▶ [THE PROBLEM]: Exactly retype the lines from the top of the data through the line containing "(voiceDisk) at (185,453)", leaving out every picture.

▶ [SOURCE MATERIAL]:
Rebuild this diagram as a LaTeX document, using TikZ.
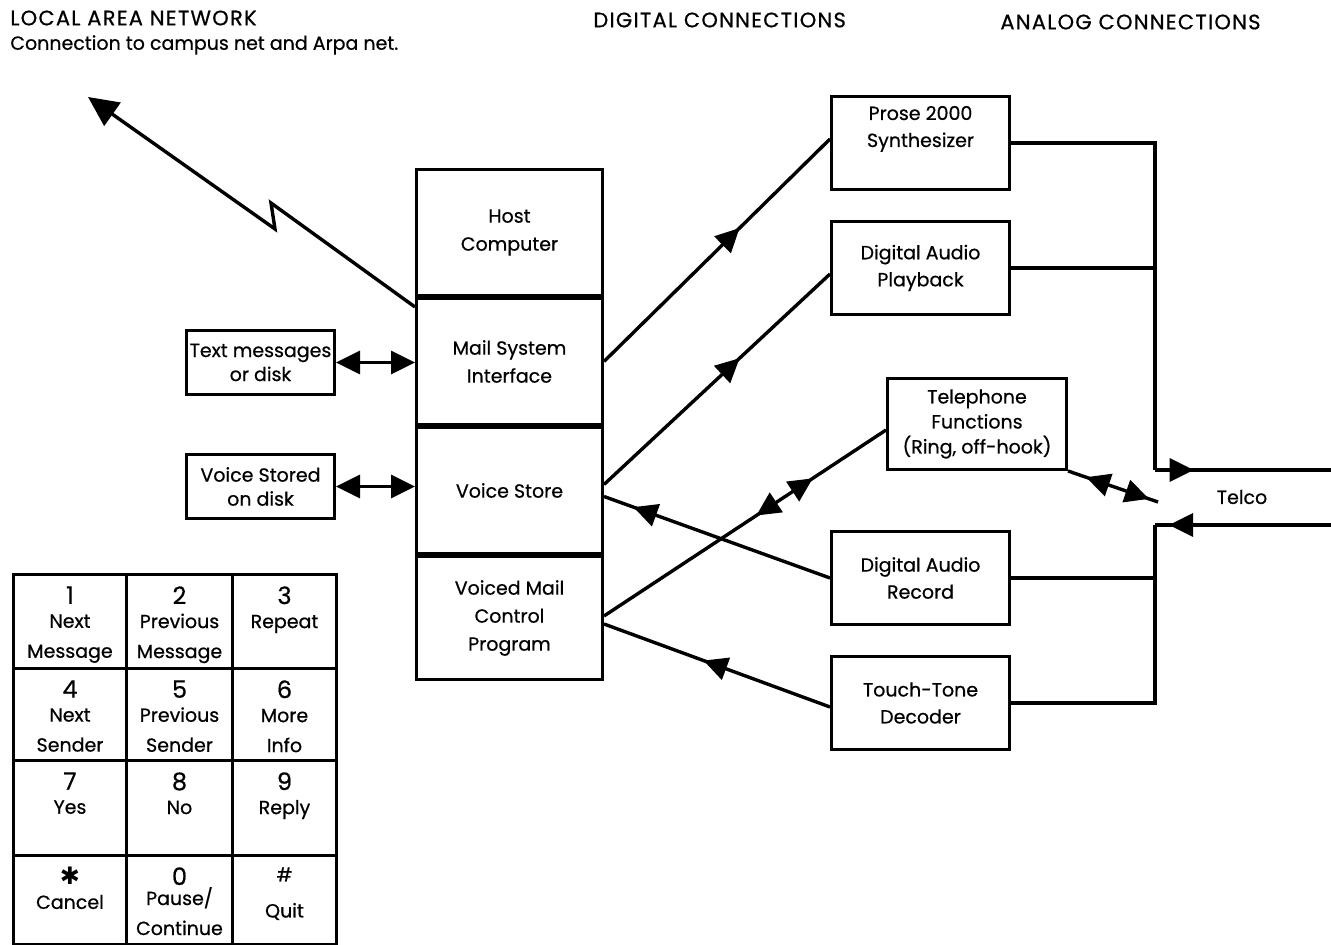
\documentclass[tikz,border=0pt]{standalone}
\usepackage{fontspec}
\setmainfont{Poppins}[FakeBold=0.6]
\newfontfamily\symfont{DejaVu Sans}
\usetikzlibrary{positioning, arrows.meta, decorations.markings}
\tikzset{tipHead/.tip={Triangle[length=12pt, width=11.5pt]}}

\begin{document}
\begin{tikzpicture}[x=0.5pt, y=-0.5pt,
    wire/.style={line width=1.7pt},
    stackBox/.style={draw, line width=1.5pt, rectangle, minimum width=93pt, minimum height=63pt, align=center, font=\fontsize{9.5}{14}\selectfont, inner sep=2pt},
    unitBox/.style={draw, line width=1.5pt, rectangle, anchor=north west, minimum width=89pt, minimum height=46.5pt, align=center, font=\fontsize{9.5}{13.5}\selectfont, inner sep=2pt},
    diskBox/.style={draw, line width=1.5pt, rectangle, anchor=north west, minimum width=74pt, minimum height=32pt, align=center, font=\fontsize{9.5}{12}\selectfont, inner sep=1pt},
    keyCell/.style={draw, line width=1.5pt, rectangle, anchor=north west, inner sep=0pt},
    keyText/.style={anchor=north, align=center, font=\fontsize{9.5}{15}\selectfont, inner sep=2pt, yshift=-4.5pt},
    heading/.style={anchor=west, font=\fontsize{10.5}{12}\selectfont\addfontfeature{LetterSpace=6}, inner sep=0pt},
    note/.style={anchor=west, font=\fontsize{9.5}{12}\selectfont, inner sep=0pt},
    fwdAt/.style={postaction={decorate, decoration={markings, mark=at position #1 with {\arrow{tipHead}}}}},
    backAt/.style={postaction={decorate, decoration={markings, mark=at position #1 with {\arrowreversed{tipHead}}}}},
]
\useasboundingbox (0,0) rectangle (1331,945);

\node[heading] (lanTitle) at (10,18) {LOCAL AREA NETWORK};
\node[note] (lanNote) at (10,45) {Connection to campus net and Arpa net.};
\node[heading] (digTitle) at (593,20) {DIGITAL CONNECTIONS};
\node[heading] (anaTitle) at (1000,22) {ANALOG CONNECTIONS};

\node[stackBox, anchor=north west] (host) at (415,168) {Host\\Computer};
\node[stackBox, below=0pt of host] (mailIf) {Mail System\\Interface};
\node[stackBox, below=0pt of mailIf] (voiceStore) {Voice Store};
\node[stackBox, below=0pt of voiceStore, minimum height=61.5pt] (control) {Voiced Mail\\Control\\Program};

\node[diskBox] (textDisk) at (185,329) {Text messages\\or disk};
\node[diskBox] (voiceDisk) at (185,453) {Voice Stored\\on disk};

\node[unitBox] (prose) at (830,95) {Prose 2000\\Synthesizer\\[3pt]};
\node[unitBox] (playback) at (830,220) {Digital Audio\\Playback};
\node[unitBox, minimum width=89.5pt, minimum height=45.5pt, font=\fontsize{9.5}{12.5}\selectfont] (phoneFn) at (886,377) {Telephone\\Functions\\(Ring, off-hook)};
\node[unitBox] (record) at (830,530) {Digital Audio\\Record};
\node[unitBox] (touchTone) at (830,655) {Touch-Tone\\Decoder};

\node[font=\fontsize{9.5}{12}\selectfont] (telco) at (1242,497) {Telco};

\coordinate (lan) at (88,97);
\coordinate (busTop) at (1155,470);
\coordinate (busBot) at (1155,525);
\coordinate (lineIn) at (1331,470);
\coordinate (lineOut) at (1331,525);
\coordinate (hookEnd) at (1158,502);

\draw[wire, -{Triangle[length=15pt, width=14pt]}] ([yshift=-5pt]mailIf.north west) -- (271,203) -- (275,229) -- (lan);

\draw[wire, {tipHead}-{tipHead}] (textDisk.east) -- (textDisk.east -| mailIf.west);
\draw[wire, {tipHead}-{tipHead}] (voiceDisk.east) -- (voiceDisk.east -| voiceStore.west);

\draw[wire, fwdAt=0.6] (mailIf.east) -- ([yshift=2pt]prose.west);
\draw[wire, fwdAt=0.6] ([yshift=3pt]voiceStore.east) -- ([yshift=-3pt]playback.west);
\draw[wire, fwdAt=0.87] (record.west) -- ([yshift=-3pt]voiceStore.east);
\draw[wire, backAt=0.54, fwdAt=0.74] ([yshift=1pt]control.east) -- ([yshift=-3pt]phoneFn.west);
\draw[wire, fwdAt=0.56] ([yshift=-2pt]touchTone.west) -- ([yshift=-3pt]control.east);

\draw[wire] (prose.east) -| (busTop);
\draw[wire] (playback.east) -- (playback.east -| busTop);
\draw[wire, fwdAt=0.22] (busTop) -- (lineIn);
\draw[wire, fwdAt=0.92] (lineOut) -- (busBot);
\draw[wire] (touchTone.east) -| (busBot);
\draw[wire] (record.east) -- (record.east -| busBot);
\draw[wire, backAt=0.2, fwdAt=0.9] (phoneFn.south east) -- (hookEnd);

\node[keyCell, minimum width=56.5pt, minimum height=47pt] (k1) at (12,573) {};
\node[keyCell, minimum width=53pt, minimum height=47pt] (k2) at (125,573) {};
\node[keyCell, minimum width=52pt, minimum height=47pt] (k3) at (231,573) {};
\node[keyCell, minimum width=56.5pt, minimum height=46pt] (k4) at (12,667) {};
\node[keyCell, minimum width=53pt, minimum height=46pt] (k5) at (125,667) {};
\node[keyCell, minimum width=52pt, minimum height=46pt] (k6) at (231,667) {};
\node[keyCell, minimum width=56.5pt, minimum height=47.5pt] (k7) at (12,759) {};
\node[keyCell, minimum width=53pt, minimum height=47.5pt] (k8) at (125,759) {};
\node[keyCell, minimum width=52pt, minimum height=47.5pt] (k9) at (231,759) {};
\node[keyCell, minimum width=56.5pt, minimum height=44.5pt] (kStar) at (12,854) {};
\node[keyCell, minimum width=53pt, minimum height=44.5pt] (k0) at (125,854) {};
\node[keyCell, minimum width=52pt, minimum height=44.5pt] (kHash) at (231,854) {};

\node[keyText] (t1) at (k1.north) {\large 1\\[-3pt]Next\\Message};
\node[keyText] (t2) at (k2.north) {\large 2\\[-3pt]Previous\\Message};
\node[keyText] (t3) at (k3.north) {\large 3\\[-3pt]Repeat};
\node[keyText] (t4) at (k4.north) {\large 4\\[-3pt]Next\\Sender};
\node[keyText] (t5) at (k5.north) {\large 5\\[-3pt]Previous\\Sender};
\node[keyText] (t6) at (k6.north) {\large 6\\[-3pt]More\\Info};
\node[keyText] (t7) at (k7.north) {\large 7\\[-3pt]Yes};
\node[keyText] (t8) at (k8.north) {\large 8\\[-3pt]No};
\node[keyText] (t9) at (k9.north) {\large 9\\[-3pt]Reply};
\node[keyText] (tStar) at (kStar.north) {{\symfont\large ✱}\\[-3pt]Cancel};
\node[keyText] (t0) at (k0.north) {\large 0\\[-5pt]Pause/\\Continue};
\node[keyText] (tHash) at (kHash.north) {\#\\[3pt]Quit};
\end{tikzpicture}
\end{document}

▶ [FULL SOLUTION]:
Rebuild this diagram as a LaTeX document, using TikZ.
\documentclass[tikz,border=0pt]{standalone}
\usepackage{fontspec}
\setmainfont{Poppins}[FakeBold=0.6]
\newfontfamily\symfont{DejaVu Sans}
\usetikzlibrary{positioning, arrows.meta, decorations.markings}
\tikzset{tipHead/.tip={Triangle[length=12pt, width=11.5pt]}}

\begin{document}
\begin{tikzpicture}[x=0.5pt, y=-0.5pt,
    wire/.style={line width=1.7pt},
    stackBox/.style={draw, line width=1.5pt, rectangle, minimum width=93pt, minimum height=63pt, align=center, font=\fontsize{9.5}{14}\selectfont, inner sep=2pt},
    unitBox/.style={draw, line width=1.5pt, rectangle, anchor=north west, minimum width=89pt, minimum height=46.5pt, align=center, font=\fontsize{9.5}{13.5}\selectfont, inner sep=2pt},
    diskBox/.style={draw, line width=1.5pt, rectangle, anchor=north west, minimum width=74pt, minimum height=32pt, align=center, font=\fontsize{9.5}{12}\selectfont, inner sep=1pt},
    keyCell/.style={draw, line width=1.5pt, rectangle, anchor=north west, inner sep=0pt},
    keyText/.style={anchor=north, align=center, font=\fontsize{9.5}{15}\selectfont, inner sep=2pt, yshift=-4.5pt},
    heading/.style={anchor=west, font=\fontsize{10.5}{12}\selectfont\addfontfeature{LetterSpace=6}, inner sep=0pt},
    note/.style={anchor=west, font=\fontsize{9.5}{12}\selectfont, inner sep=0pt},
    fwdAt/.style={postaction={decorate, decoration={markings, mark=at position #1 with {\arrow{tipHead}}}}},
    backAt/.style={postaction={decorate, decoration={markings, mark=at position #1 with {\arrowreversed{tipHead}}}}},
]
\useasboundingbox (0,0) rectangle (1331,945);

\node[heading] (lanTitle) at (10,18) {LOCAL AREA NETWORK};
\node[note] (lanNote) at (10,45) {Connection to campus net and Arpa net.};
\node[heading] (digTitle) at (593,20) {DIGITAL CONNECTIONS};
\node[heading] (anaTitle) at (1000,22) {ANALOG CONNECTIONS};

\node[stackBox, anchor=north west] (host) at (415,168) {Host\\Computer};
\node[stackBox, below=0pt of host] (mailIf) {Mail System\\Interface};
\node[stackBox, below=0pt of mailIf] (voiceStore) {Voice Store};
\node[stackBox, below=0pt of voiceStore, minimum height=61.5pt] (control) {Voiced Mail\\Control\\Program};

\node[diskBox] (textDisk) at (185,329) {Text messages\\or disk};
\node[diskBox] (voiceDisk) at (185,453) {Voice Stored\\on disk};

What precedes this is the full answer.